--- Exercise aim ---
Starting at the line that contains "Write a web" and stopping after the line that contains "const explode = [20, 0];", copy the lines exactly. Pictures are left out.

[Code that draws figures]
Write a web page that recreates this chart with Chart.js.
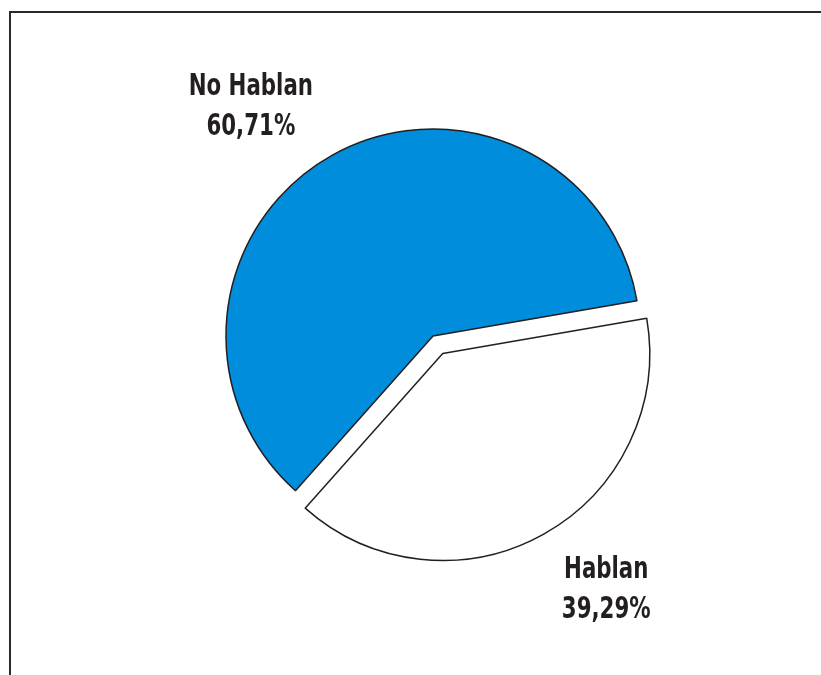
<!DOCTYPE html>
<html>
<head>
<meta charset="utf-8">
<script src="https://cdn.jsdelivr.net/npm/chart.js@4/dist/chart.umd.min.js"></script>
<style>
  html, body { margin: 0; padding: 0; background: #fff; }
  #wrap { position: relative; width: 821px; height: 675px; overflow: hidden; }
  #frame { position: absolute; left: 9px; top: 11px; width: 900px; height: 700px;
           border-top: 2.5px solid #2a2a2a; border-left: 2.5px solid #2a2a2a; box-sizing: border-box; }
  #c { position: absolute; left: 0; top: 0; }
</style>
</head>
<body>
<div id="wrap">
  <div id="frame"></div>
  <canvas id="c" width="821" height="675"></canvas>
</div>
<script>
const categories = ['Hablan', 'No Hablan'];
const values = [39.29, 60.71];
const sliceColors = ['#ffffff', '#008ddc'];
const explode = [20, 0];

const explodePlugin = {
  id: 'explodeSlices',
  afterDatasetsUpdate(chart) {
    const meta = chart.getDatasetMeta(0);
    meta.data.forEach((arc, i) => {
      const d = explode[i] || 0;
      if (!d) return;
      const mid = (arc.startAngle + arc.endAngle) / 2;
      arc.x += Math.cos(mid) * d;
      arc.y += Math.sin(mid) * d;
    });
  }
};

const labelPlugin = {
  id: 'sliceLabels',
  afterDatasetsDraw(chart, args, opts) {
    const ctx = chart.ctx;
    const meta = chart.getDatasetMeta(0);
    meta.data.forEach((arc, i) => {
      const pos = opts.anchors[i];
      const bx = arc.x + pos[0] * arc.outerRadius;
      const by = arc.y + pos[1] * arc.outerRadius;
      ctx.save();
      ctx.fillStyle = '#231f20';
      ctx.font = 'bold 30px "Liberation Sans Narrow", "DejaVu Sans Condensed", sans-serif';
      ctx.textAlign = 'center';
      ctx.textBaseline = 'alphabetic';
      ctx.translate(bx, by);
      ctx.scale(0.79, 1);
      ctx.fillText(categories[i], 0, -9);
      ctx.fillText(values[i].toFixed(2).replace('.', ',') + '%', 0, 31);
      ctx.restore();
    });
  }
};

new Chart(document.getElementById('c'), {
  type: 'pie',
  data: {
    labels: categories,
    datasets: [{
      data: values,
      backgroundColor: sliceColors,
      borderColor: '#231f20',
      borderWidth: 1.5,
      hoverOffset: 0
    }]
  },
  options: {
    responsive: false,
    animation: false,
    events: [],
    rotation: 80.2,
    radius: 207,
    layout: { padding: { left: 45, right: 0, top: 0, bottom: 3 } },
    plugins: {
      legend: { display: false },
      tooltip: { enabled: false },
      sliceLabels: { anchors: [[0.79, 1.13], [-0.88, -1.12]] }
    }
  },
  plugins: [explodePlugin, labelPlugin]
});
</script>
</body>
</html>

---

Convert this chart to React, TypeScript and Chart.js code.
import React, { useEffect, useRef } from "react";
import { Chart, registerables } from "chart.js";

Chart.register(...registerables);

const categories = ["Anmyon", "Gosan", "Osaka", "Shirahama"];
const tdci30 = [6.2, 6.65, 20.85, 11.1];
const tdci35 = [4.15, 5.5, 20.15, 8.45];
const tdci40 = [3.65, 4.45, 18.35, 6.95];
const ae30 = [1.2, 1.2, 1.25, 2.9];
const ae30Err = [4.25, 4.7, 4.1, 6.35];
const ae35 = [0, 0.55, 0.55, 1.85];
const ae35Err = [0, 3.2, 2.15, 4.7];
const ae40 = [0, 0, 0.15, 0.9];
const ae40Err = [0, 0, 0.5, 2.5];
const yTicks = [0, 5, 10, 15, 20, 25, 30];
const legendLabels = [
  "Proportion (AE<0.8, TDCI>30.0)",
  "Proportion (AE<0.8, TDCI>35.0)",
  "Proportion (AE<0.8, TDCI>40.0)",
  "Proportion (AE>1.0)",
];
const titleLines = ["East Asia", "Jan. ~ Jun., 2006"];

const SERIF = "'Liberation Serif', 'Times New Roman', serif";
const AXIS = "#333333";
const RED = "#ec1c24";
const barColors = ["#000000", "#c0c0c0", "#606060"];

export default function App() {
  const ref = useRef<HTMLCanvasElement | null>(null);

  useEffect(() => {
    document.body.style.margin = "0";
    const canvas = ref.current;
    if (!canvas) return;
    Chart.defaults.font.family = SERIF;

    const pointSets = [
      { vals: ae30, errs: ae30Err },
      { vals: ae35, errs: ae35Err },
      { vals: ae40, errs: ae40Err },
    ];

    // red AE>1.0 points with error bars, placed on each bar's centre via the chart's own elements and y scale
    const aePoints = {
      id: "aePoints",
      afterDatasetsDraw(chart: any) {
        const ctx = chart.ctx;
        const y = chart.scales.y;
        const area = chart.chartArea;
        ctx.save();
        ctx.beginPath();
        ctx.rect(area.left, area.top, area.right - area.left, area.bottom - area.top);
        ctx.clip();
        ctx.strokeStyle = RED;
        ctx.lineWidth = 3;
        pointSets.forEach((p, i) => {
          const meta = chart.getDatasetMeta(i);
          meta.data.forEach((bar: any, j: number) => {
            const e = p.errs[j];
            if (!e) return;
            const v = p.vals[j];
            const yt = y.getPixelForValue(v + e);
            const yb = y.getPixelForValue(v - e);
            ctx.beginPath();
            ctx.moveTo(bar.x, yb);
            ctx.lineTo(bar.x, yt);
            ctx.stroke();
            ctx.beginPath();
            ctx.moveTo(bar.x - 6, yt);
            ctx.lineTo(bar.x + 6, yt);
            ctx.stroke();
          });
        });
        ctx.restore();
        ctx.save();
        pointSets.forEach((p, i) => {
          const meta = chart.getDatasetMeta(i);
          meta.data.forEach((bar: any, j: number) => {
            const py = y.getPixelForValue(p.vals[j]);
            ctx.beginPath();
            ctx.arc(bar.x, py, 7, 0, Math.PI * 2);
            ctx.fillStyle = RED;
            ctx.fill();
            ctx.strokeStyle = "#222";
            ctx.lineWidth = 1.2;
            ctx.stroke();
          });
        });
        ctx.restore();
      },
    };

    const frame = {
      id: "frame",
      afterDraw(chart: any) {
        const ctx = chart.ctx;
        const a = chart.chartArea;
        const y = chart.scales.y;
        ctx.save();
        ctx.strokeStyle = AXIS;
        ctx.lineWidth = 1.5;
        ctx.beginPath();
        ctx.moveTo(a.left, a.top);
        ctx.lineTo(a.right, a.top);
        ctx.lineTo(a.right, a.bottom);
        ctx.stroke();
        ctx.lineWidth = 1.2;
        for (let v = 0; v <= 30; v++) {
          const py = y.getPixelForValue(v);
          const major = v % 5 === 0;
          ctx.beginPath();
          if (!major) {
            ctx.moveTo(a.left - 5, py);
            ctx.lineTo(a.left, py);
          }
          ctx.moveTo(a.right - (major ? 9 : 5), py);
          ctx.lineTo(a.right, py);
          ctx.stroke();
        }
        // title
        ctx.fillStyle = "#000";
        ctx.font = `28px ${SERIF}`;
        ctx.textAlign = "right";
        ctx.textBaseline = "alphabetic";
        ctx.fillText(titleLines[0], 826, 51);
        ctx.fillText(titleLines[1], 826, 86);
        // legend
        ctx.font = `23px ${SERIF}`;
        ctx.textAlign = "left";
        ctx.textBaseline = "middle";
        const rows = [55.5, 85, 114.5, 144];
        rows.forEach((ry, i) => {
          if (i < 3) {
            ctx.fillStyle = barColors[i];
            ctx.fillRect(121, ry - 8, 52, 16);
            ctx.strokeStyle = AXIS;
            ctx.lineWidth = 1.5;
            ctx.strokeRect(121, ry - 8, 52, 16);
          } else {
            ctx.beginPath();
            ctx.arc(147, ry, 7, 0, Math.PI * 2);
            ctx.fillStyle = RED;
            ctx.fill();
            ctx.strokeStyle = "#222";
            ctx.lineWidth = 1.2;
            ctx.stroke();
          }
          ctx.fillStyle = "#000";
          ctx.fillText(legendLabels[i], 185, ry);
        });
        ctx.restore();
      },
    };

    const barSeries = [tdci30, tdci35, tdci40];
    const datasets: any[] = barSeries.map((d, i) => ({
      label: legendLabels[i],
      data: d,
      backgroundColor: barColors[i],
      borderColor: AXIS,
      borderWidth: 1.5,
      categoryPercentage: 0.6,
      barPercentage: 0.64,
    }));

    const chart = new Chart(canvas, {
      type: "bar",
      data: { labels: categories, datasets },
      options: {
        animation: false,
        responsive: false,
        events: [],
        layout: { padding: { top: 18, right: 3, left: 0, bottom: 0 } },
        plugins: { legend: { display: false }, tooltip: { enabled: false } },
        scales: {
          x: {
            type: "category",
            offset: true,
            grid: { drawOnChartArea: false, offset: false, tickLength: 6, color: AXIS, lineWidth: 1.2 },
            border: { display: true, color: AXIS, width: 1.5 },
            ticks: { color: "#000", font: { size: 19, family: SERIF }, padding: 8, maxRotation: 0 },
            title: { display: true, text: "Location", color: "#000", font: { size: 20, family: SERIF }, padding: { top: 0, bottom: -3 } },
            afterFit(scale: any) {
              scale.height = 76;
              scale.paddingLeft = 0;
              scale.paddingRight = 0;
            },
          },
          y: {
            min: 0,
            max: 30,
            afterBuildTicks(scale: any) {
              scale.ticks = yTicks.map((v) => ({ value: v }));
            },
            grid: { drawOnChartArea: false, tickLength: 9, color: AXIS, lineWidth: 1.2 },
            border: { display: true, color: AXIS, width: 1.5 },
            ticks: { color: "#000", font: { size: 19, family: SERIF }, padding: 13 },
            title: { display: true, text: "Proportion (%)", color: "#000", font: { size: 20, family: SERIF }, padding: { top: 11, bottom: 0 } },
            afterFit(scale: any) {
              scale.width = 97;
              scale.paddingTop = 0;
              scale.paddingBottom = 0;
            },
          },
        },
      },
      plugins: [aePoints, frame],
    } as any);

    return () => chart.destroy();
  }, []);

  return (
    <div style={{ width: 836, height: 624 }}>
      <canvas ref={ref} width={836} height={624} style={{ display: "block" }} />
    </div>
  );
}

--- Output for this task ---
Write a web page that recreates this chart with Chart.js.
<!DOCTYPE html>
<html>
<head>
<meta charset="utf-8">
<script src="https://cdn.jsdelivr.net/npm/chart.js@4/dist/chart.umd.min.js"></script>
<style>
  html, body { margin: 0; padding: 0; background: #fff; }
  #wrap { position: relative; width: 821px; height: 675px; overflow: hidden; }
  #frame { position: absolute; left: 9px; top: 11px; width: 900px; height: 700px;
           border-top: 2.5px solid #2a2a2a; border-left: 2.5px solid #2a2a2a; box-sizing: border-box; }
  #c { position: absolute; left: 0; top: 0; }
</style>
</head>
<body>
<div id="wrap">
  <div id="frame"></div>
  <canvas id="c" width="821" height="675"></canvas>
</div>
<script>
const categories = ['Hablan', 'No Hablan'];
const values = [39.29, 60.71];
const sliceColors = ['#ffffff', '#008ddc'];
const explode = [20, 0];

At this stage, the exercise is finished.